----- Dataset -----
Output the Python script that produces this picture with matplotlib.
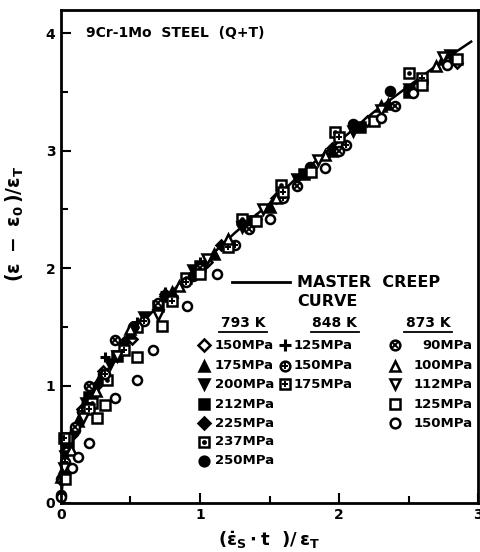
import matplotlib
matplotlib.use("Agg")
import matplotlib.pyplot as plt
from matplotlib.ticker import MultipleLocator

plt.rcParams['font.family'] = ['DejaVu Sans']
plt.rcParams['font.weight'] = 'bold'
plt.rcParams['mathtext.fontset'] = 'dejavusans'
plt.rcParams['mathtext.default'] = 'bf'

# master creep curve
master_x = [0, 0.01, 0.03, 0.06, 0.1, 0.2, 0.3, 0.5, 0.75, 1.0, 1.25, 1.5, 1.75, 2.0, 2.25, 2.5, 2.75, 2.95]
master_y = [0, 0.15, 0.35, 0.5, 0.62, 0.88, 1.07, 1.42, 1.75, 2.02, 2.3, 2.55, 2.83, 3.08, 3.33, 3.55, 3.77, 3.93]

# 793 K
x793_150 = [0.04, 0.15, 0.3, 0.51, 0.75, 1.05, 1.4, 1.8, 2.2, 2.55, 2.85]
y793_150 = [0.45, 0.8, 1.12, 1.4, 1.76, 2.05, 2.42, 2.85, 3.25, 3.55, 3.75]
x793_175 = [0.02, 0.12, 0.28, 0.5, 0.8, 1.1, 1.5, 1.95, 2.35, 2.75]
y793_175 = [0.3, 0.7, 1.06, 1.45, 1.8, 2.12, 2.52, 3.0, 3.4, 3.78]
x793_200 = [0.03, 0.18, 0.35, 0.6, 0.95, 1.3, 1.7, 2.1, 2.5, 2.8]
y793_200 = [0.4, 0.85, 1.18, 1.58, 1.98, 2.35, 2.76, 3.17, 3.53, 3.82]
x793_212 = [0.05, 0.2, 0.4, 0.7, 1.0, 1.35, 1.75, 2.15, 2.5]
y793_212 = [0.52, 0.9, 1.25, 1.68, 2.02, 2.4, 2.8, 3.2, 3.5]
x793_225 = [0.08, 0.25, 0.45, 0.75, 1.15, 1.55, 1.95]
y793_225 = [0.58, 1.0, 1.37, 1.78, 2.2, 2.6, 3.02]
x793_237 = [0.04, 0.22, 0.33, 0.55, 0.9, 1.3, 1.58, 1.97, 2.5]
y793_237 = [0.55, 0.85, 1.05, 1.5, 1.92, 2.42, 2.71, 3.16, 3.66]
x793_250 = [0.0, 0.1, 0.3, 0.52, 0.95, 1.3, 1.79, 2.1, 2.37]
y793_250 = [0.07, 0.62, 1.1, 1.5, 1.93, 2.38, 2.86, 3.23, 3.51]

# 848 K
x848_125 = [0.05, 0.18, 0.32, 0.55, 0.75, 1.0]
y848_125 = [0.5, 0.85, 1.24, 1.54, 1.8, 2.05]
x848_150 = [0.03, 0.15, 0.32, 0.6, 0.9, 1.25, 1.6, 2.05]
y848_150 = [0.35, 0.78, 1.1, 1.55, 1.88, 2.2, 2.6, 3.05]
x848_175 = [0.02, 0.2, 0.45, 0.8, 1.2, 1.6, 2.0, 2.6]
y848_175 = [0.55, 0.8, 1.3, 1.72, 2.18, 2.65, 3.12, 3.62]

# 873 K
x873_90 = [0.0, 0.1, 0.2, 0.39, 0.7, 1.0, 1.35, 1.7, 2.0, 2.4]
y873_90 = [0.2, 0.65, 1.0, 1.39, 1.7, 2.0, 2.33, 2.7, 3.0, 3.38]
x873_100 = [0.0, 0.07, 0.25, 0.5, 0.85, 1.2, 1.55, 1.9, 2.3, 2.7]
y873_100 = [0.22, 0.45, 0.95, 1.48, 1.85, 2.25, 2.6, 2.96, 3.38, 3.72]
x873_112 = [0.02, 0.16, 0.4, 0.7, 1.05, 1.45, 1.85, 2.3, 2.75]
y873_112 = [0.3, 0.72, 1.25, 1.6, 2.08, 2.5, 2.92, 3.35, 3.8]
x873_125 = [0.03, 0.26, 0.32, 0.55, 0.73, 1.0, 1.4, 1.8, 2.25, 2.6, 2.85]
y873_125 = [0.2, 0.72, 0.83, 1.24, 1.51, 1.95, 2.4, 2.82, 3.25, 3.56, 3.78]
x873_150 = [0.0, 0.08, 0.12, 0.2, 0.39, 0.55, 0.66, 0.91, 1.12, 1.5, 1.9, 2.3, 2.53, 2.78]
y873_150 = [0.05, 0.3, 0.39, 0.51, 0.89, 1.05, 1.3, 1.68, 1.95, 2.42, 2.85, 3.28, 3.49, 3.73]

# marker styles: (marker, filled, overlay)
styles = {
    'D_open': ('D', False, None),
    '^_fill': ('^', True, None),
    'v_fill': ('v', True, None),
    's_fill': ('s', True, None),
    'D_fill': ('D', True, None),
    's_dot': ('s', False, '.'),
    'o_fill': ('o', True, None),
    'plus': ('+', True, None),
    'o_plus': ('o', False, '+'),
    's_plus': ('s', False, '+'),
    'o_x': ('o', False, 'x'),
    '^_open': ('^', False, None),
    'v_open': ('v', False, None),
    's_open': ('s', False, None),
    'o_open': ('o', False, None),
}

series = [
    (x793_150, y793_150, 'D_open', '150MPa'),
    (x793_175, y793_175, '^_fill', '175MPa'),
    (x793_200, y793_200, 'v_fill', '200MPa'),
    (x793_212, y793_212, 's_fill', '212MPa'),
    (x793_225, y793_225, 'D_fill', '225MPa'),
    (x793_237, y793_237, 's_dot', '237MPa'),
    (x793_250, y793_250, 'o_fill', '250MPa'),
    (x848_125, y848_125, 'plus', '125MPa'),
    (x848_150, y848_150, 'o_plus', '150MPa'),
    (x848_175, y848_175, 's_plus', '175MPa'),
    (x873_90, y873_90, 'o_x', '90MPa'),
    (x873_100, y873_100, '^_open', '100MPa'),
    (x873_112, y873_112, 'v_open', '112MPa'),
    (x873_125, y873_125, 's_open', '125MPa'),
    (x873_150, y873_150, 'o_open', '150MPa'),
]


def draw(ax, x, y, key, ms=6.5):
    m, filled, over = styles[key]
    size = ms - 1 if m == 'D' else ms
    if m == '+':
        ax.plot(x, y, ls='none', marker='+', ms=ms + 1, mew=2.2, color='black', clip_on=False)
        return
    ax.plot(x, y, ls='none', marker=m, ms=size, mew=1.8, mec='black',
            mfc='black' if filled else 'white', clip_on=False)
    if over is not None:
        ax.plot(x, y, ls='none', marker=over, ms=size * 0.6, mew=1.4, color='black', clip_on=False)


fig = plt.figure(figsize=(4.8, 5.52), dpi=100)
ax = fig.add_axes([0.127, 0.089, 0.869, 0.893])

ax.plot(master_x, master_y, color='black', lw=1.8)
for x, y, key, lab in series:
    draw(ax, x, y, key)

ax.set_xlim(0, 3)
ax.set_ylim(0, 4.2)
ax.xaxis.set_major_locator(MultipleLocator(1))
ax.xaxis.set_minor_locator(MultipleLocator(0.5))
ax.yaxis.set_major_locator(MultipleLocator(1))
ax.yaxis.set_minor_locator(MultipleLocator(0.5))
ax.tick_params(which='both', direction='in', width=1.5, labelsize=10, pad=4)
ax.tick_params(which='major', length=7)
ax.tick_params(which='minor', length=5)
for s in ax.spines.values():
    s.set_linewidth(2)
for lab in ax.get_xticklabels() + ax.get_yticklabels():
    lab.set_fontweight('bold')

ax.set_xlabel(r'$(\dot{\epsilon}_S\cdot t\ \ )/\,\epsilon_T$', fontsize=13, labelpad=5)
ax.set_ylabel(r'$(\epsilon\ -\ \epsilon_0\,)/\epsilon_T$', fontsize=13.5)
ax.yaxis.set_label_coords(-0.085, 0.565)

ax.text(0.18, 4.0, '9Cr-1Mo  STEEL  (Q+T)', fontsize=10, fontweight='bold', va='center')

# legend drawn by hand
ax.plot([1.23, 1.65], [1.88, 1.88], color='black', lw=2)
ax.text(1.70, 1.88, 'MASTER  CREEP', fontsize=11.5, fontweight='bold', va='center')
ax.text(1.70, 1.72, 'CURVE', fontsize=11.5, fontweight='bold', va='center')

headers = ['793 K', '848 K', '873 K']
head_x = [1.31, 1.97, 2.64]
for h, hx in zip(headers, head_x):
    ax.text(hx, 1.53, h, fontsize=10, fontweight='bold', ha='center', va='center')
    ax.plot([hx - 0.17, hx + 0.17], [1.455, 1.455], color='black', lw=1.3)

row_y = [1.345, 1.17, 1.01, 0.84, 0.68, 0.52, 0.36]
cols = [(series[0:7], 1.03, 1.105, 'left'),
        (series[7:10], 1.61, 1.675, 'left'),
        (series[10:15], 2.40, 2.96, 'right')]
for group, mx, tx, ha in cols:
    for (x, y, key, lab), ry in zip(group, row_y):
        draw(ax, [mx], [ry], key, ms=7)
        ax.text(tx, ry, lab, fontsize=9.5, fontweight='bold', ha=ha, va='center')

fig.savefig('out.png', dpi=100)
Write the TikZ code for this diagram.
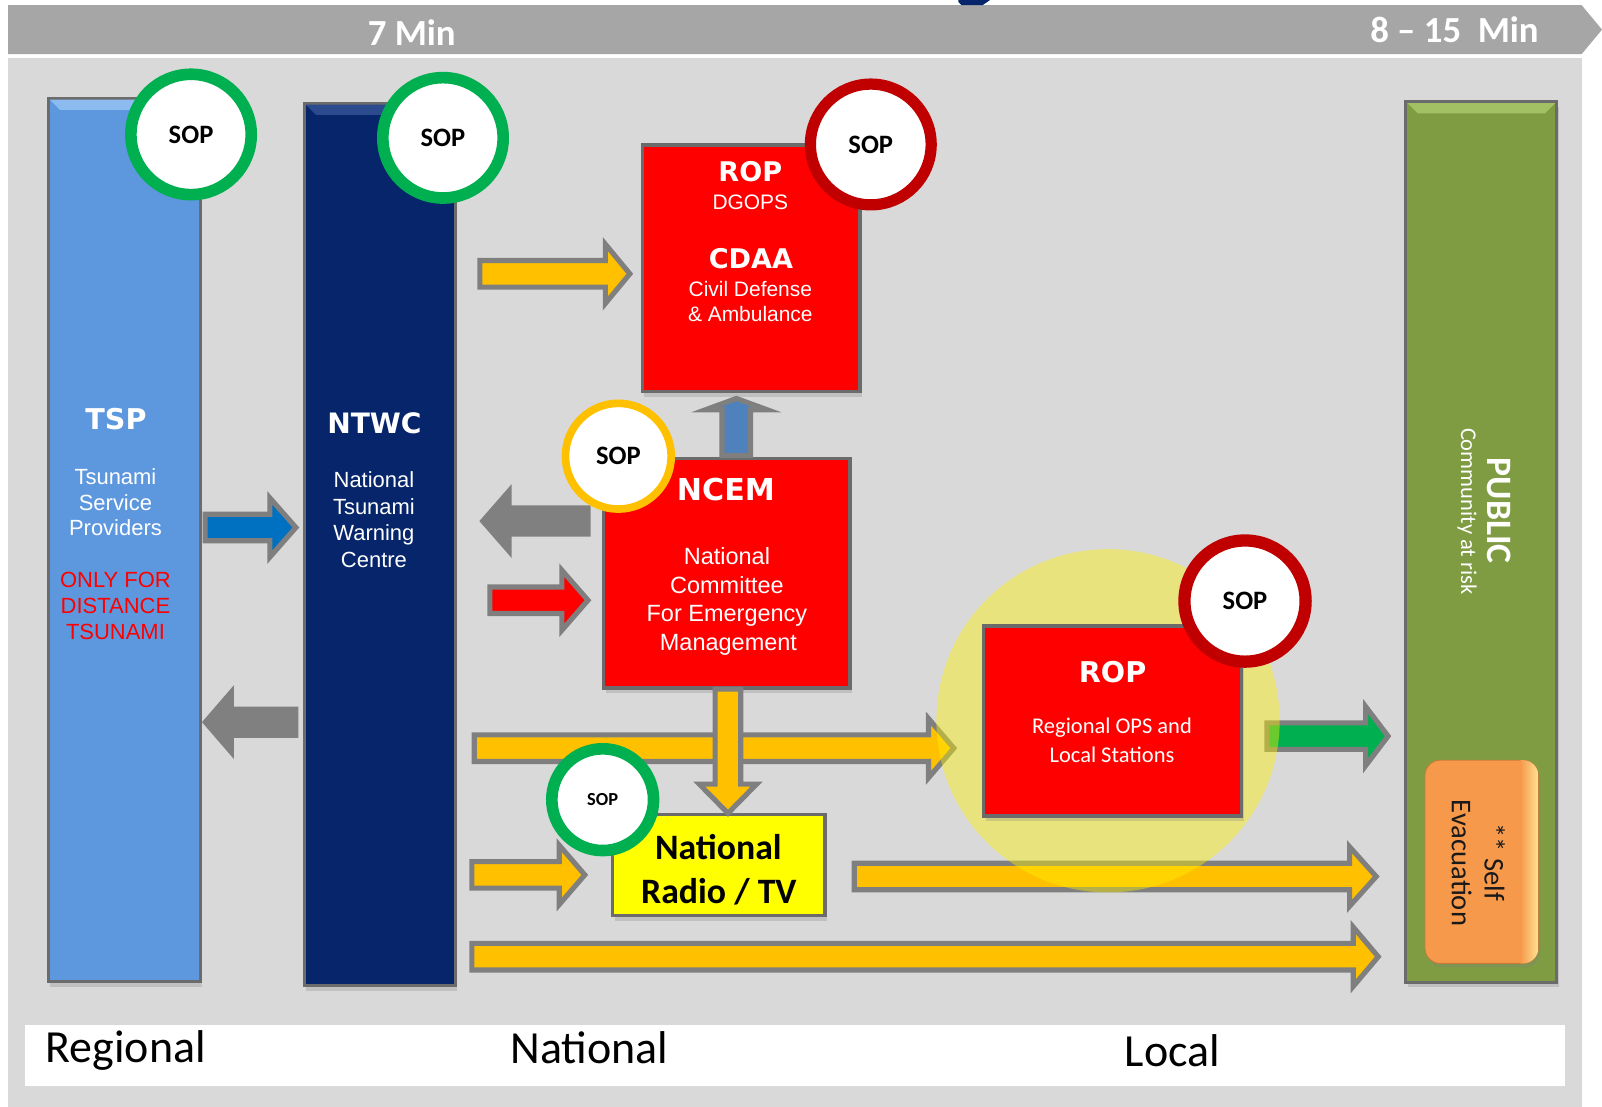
-----
#### Task description
Beginning with the first line of the records above, extract each line exactly through the line that holds "plt.rcParams['mathtext.default'] = 'bf'", both ends included. Omit pictures.

#### The answer
Output the Python script that produces this picture with matplotlib.
import matplotlib
matplotlib.use("Agg")
import matplotlib.pyplot as plt
from matplotlib.ticker import MultipleLocator

plt.rcParams['font.family'] = ['DejaVu Sans']
plt.rcParams['font.weight'] = 'bold'
plt.rcParams['mathtext.fontset'] = 'dejavusans'
plt.rcParams['mathtext.default'] = 'bf'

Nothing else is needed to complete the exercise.